In his honor, Professor Abraham's former students and colleagues established the Abraham Distinguished Lecture Series at the University of Virginia School of Law in 1997 under the auspices of the Thomas Jefferson Center for the Protection of Free Expression.

Abraham Lecturers have included Chief Justice William H. Rehnquist of the U.S. Supreme Court; Judge J. Harvie Wilkinson III, 4th U.S. Circuit Court of Appeals; Chief Justice Leroy Rountree Hassell, Sr., Virginia Supreme Court; General William K. Suter Clerk, U.S. Supreme Court; Dean and Professor John Jeffries, University of Virginia School of Law; Dean Kenneth Starr, Pepperdine University School of Law; Theodore Olson, attorney with Gibson, Dunn, and Crutcher; Professor Linda Greenhouse, Yale Law School; Joan Biskupic, USA Today; Jan Crawford Greenburg, ABC News; and Professor Tinsley Yarbrough, East Carolina University. Associate Justice Antonin Scalia of the U.S. Supreme Court was the 2010 Abraham Lecturer. Professor Nadine Strossen, American Civil Liberties Union President (1991–2008), delivered the Abraham Lecture on April 1, 2011.

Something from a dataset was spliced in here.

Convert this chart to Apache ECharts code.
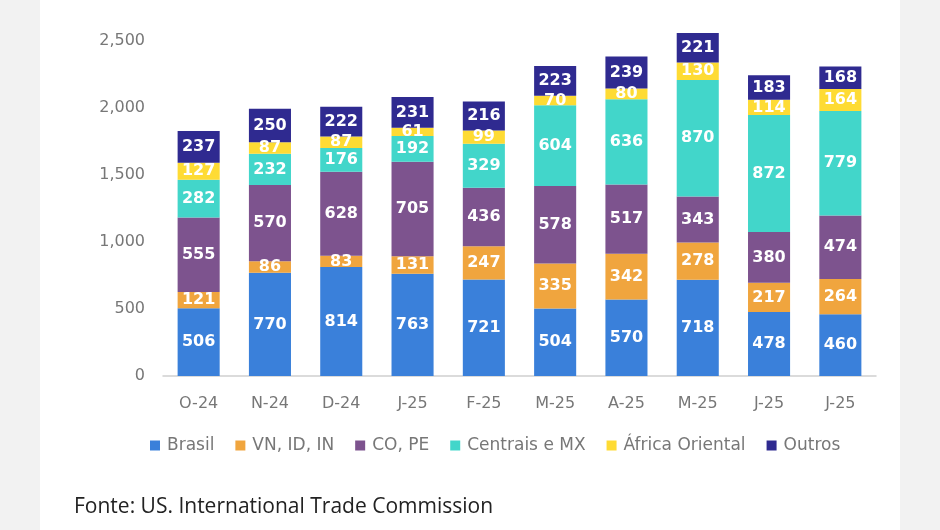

His alma mater Kenyon College, calling Professor Abraham the most loyal donor in its history (having contributed every year since 1955), created the Henry J. Abraham Society to recognize steadfast and repeated alumni support.

In 2013 the Virginia Social Science Association named their "Best Graduate Student Paper Award", a distinction awarded at their annual conference, after Abraham.